Good news from the Baltic shows that clean up efforts have been rewarded
The Helsinki Commission (HELCOM), the organisation which promotes the prevention of pollution into the Baltic Sea has announced that the region has reached its 50% reduction goal.
In 1988, the environment ministers of all the countries bordering the Baltic Sea declared their goal of reducing 47 hazardous substances, such as dioxins and antifouling agents, into the Sea by 50%. According to a report released by the organisation which investigated 72 hazardous substances, the discharges of substances into the Baltic Sea has been largely reduced since then using both legal means and production processes and retention systems which, in the case of a number of countries have been brought about by profound socio-economic changes, such as in Lithuania and Estonia. The use of leaded vehicle fuel, for example, has significantly decreased in all of the countries, and even phased out in some regions.

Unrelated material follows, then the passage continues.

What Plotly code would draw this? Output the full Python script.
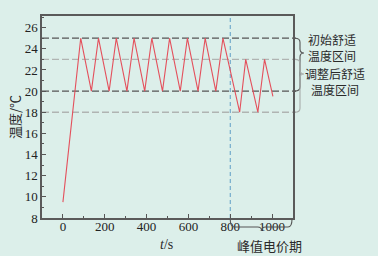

“We appreciate the achievements by our contracting parties,” said HELCOM Chairman Peter Ehlers. “But having reached the 50% reduction goal is only the first step in the right direction. We must reduce discharges, emissions, and losses of hazardous substances even further.”

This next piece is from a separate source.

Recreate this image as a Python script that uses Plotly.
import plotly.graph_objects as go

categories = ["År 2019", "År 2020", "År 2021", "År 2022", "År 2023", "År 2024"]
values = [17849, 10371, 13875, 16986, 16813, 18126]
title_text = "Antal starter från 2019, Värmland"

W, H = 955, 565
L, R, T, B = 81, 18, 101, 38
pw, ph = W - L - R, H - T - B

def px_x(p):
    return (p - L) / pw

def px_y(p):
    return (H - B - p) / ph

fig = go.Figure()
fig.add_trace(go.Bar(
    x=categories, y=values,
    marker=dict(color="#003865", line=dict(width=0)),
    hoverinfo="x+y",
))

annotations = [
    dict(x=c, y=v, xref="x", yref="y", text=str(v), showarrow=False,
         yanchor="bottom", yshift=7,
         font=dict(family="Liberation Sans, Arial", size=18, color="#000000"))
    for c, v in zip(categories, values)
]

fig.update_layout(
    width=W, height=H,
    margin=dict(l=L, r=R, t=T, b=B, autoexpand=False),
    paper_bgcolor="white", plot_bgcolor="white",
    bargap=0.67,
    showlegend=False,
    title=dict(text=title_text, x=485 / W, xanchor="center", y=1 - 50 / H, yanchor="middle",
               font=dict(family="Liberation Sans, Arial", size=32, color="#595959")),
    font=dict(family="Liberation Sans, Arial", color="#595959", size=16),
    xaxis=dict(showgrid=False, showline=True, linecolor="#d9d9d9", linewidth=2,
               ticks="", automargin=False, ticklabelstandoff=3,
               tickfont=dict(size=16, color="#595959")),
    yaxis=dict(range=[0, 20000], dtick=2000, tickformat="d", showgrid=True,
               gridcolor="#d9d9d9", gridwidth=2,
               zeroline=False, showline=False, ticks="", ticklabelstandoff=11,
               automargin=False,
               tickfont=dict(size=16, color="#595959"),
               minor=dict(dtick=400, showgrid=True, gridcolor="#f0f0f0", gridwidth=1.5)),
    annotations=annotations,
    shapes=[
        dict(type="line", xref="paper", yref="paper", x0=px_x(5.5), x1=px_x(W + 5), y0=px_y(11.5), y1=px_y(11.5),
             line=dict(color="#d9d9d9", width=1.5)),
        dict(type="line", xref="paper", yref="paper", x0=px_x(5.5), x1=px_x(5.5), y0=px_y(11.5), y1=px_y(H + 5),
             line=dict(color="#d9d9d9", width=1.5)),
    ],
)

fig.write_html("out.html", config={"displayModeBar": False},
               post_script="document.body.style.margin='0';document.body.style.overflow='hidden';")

High concentrations of hazardous substances do still remain in the Baltic Sea, says HELCOM, which now aims to phase out discharges and emissions of such substances entirely by 2020.
The Nordic Council of Ministers has also announced this week that the traditional perception that the Baltic is cleaner on the northern side is not quite true, with the water along the coast of Estonia now being considerably cleaner than along the Finnish coast (see related story).